Reading the above two paragraphs, I worry about the fact that I don't even have to work to reach this level of pretension. It just comes naturally.

Nov. 29th, 2008

The list of prompts for December is up at [info]31_days. They look fantastic. Why is it that this has to be the month filled with inspiration? I have finals! And Yuletide! And other stuff! I've actually already written a Count Cain piece for day nine: "generations of poison, centuries of poison." It's over 1000 words, and I wrote it all today. For me, that's absolutely amazing. I'm a pathetically slow writer, and my stories are normally ridiculously short. I even rather like how it turned out. now I'm just wondering why it couldn't have been my damn Yuletide story, which isn't going nearly so well. In fact, it's not going at all. Argh! Why didn't anyone tell me that this was going to be this hard?

I knew better, you know. I knew that it was going to be a bad idea, signing up for Yuletide. But I thought it looked like fun, and I was tired of being left out.
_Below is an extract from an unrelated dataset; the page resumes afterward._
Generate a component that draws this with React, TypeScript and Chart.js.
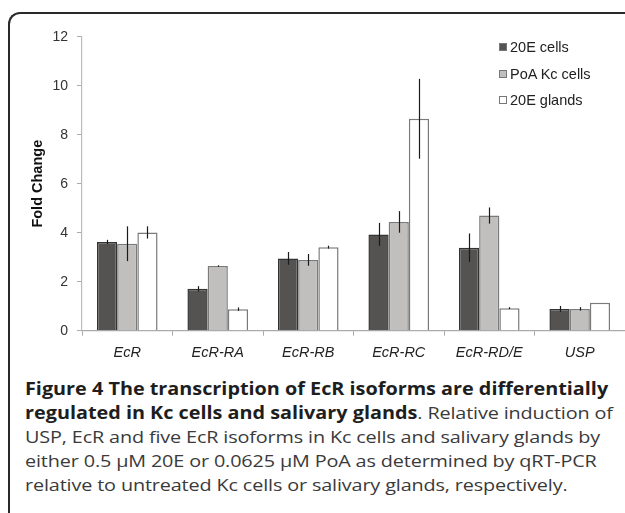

Curse me and my sheep mentality!

Other [info]31_days ideas (I won't be able to do nearly all of these):

"3) I appeal to your scratches and your tattered fur." I really want to do a Kubota/Tokito story for this one.
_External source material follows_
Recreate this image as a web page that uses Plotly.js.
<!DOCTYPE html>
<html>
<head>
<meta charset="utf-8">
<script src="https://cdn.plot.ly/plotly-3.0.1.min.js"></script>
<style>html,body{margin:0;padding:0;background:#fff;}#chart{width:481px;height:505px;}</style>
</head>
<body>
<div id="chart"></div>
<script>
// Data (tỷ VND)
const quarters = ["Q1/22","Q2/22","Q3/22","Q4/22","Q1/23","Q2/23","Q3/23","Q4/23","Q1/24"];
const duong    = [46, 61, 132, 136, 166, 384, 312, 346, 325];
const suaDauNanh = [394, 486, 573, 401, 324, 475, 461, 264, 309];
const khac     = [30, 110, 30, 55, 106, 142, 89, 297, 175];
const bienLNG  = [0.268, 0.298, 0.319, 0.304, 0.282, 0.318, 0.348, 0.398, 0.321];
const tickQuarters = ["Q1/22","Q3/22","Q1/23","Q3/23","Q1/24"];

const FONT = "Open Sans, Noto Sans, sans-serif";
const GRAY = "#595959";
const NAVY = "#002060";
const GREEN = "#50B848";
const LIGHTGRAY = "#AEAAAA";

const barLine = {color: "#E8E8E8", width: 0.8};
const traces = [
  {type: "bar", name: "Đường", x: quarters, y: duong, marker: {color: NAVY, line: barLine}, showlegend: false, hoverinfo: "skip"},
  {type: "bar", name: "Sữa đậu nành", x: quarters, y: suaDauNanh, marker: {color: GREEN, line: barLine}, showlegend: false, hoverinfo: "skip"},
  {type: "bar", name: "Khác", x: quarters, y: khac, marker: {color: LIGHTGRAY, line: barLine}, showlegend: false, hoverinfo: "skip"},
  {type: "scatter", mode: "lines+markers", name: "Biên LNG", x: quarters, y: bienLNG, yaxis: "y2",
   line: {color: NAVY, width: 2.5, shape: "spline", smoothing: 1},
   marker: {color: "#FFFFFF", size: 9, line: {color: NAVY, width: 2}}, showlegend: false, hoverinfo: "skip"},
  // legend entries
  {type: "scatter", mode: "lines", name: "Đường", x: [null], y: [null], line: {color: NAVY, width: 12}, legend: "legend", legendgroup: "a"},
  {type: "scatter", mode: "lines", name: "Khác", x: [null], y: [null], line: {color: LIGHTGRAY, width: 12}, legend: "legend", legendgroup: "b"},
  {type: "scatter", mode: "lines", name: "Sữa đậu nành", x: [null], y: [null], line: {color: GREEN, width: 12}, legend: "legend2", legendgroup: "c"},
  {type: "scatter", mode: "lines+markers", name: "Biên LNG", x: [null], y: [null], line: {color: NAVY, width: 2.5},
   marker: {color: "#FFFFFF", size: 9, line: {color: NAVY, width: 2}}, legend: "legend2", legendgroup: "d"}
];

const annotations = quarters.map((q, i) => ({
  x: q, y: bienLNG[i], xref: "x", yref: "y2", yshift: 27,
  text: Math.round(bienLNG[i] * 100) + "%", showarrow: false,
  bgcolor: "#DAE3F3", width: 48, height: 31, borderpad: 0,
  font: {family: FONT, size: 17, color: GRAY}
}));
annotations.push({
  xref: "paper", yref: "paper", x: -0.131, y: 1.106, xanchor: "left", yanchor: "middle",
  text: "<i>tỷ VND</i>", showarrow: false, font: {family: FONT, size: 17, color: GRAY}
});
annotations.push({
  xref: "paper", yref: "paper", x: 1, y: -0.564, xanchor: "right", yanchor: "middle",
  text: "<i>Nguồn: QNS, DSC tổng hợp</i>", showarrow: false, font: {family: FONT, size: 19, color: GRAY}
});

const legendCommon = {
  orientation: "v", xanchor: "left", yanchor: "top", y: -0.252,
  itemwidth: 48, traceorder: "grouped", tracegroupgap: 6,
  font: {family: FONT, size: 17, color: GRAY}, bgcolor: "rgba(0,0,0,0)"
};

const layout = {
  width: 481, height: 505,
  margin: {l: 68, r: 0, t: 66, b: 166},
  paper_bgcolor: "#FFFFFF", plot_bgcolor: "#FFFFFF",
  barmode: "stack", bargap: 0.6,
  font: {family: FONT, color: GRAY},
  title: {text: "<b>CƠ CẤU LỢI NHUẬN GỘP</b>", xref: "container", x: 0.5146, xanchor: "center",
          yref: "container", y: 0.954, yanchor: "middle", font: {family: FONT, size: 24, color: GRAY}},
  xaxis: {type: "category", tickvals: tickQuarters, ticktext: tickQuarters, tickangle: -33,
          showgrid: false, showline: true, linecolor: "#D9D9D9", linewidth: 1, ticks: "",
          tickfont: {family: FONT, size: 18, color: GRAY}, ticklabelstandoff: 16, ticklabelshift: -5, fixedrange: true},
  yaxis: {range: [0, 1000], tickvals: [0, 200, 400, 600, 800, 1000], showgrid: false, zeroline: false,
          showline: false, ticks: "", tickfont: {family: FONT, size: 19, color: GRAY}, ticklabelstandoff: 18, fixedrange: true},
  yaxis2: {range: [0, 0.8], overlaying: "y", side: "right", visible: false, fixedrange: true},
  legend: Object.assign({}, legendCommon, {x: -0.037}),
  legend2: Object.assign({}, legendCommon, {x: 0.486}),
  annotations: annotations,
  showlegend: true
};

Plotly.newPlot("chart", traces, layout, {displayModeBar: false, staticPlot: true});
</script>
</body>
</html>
"4) making love in the temple." Koumyou/Ukoku fic, yes?

"5) glorious eyes that smile and burn." More Cain fic!

"19) and he chants the hate of a million years." I don't know what yet, but I want to do something with this one.

I actually love and would like to work with just about every prompt there, but those are the ones that really jumped out at me.

I must be boring the non-fandom people so much. Hell, I'm probably boring the fandom people too. I'm sorry!

Nov. 11th, 2008

Let the panicking commence

I just received my Yuletide assignment, and I'm beginning to see the downside of this anonymity thing. See, I'm panicking. And I want to tell you why I'm panicking, so you can panic with me, or reassure me, or just tell me to shut the fuck up. But I can't.

Also, why do "panicked" and "panicking" have "K"s while "panic" doesn't? Seriously, what's with that?

Today was all right, except for the fact that I'm hacking my lungs out. I had to leave my Women in Islam class because I couldn't stop coughing. Loudly. I hate being sick.

Oct. 18th, 2008

Fic writing opportunities!

Claims are open at both Spring Kink and Sick Fic Fest. All right, yes, claims have been open for a while, and I'm just telling you now. Because I suck. But there are lots of good prompts. So get your kink on, or write about bad awful people doing bad awful things. Or both! Write, damn it! (But, honestly, no pressure.)

Prompts I've taken for Spring Kink:

Godchild, Alexis/Jizabel: punisher/nurturer games - He'll wrap you in his arms, tell you that you been a good boy / He'll rekindle all those dreams it took you a lifetime to destroy (Rough draft is finished.)

Trigun, Vash/Meryl: Scents - "I just can't get him out of my mind." (Started.)


Prompt I've taken for Sick Fic Fest:

Muraki - Only this one holy medium brings me peace of mind (Really looking forward to this one.)

I haven't writing, and I've been depressed about it. Looks I may be back in groove.